Marcy has a PhD from the University of Michigan, where she researched the “feuilleton,” a short conversational newspaper form that has proven important in times of heightened censorship. Before and after her time in academics, Marcy provided documentation consulting for corporations in the auto, tech, and energy industries. She lives with her spouse and dog in Grand Rapids, MI.

9 replies
  1. DonS says:

    ” . . .it ought to have to have readers apply its logic consistently.”

    That would make blaming the bombings on Iran false flag attacks. Israel has plenty of experience with this.
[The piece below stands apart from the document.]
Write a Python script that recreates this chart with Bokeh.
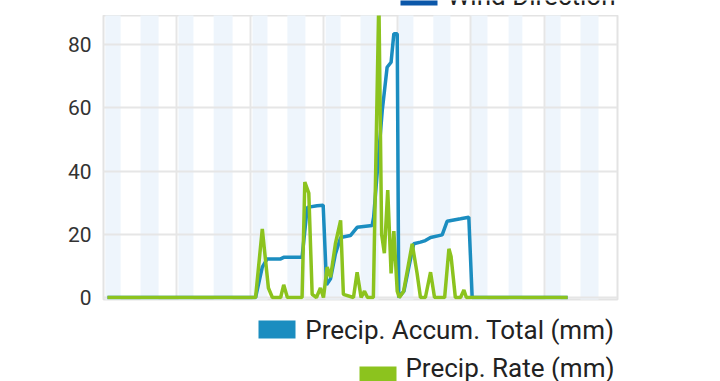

    But the real point is, Israel squeals, the stenographers drool and fulminate.

  2. Jim White says:

    At least one of the early reports I skimmed on the Thai incident repeatedly mentioned “grenades”, especially regarding the attack on the taxi and the failed escape attempt where the bomber blew his legs off. I kept wondering if these guys had both magnetic bombs and actual hand grenades or if this was just some sort of loose translation from early Thai police reports.

    Is the current contention that all the explosives were magnetic, or is there still room for them to have had actual hand grenades, as well? In either case, though, it seems some forensic work on the construction of the explosives, especially those that haven’t been detonated, will provide very useful information.

  3. blowback says:

    According to recent reports from anonymous US intelligence sources, Mossad seems to have contracted this work to MEK. So the is an organisation of Iranians which has access to this magnetic bomb technology, it just isn’t the Iranian government.

  4. emptywheel says:

    @Jim White: I think the Israelis and Interpol are the only ones working between attacks–and the latter is not talking–so they’re asserting it with impunity.

    Also note, the guys in this recent Thai event had C4. Yet the Lebanese expoerter had fertilizer.

    If you had access to C4, why would you stockpile fertilizer for anything but fertilizer?

  5. Jim White says:

    @emptywheel: That’s interesting on the C4, I hadn’t seen it. I also had decided the fertilizer became irrelevant once magnet bombs were involved, assuming that other explosives were being used.

    One thing that’s puzzling on the India attack, though, is why the magnet bomb did so little damage. This was a small car and presumably not armored (wasn’t it a diplomat’s wife’s vehicle?), but the blast didn’t look to do that much harm. I’m still trying to decide between a bomb of very low power being used (which would fit the false flag scenario much better) and poor placement on the vehicle (which would fit an amateurish operative).

  6. William Ockham says:

    [The following scenario would be hilarious in a thriller novel, but is just sad in the real world where people are actually dying from this stuff. Also, it is entirely speculative.]

    Maybe these bombings were never intended to be successful.

    What if there is no logic problem at all? Suppose that Israel really is supplying MEK with all the magnet bombs, but that with all the public attention, decided to pull the plug on the operation. MEK might not like that and might try to pull off their own false flag operation to incite more confrontation between Iran and Iraq, assuming the Israelis wouldn’t recognize their own tools being used against them. In that case, the Israeli statements are really intended for MEK, a way of saying we know you did this and we are coming after you.

    Of course, if the Iranians had managed to capture a few Israeli-supplied magnet bombs, what better way to use them than to try to split the MEK/Israeli alliance of convenience by making the Israelis think the MEK had turned on them.

    I love me some Spy v. Spy between countries that are actually committed to the conflict. Much better than the old U.S.-Soviet crap.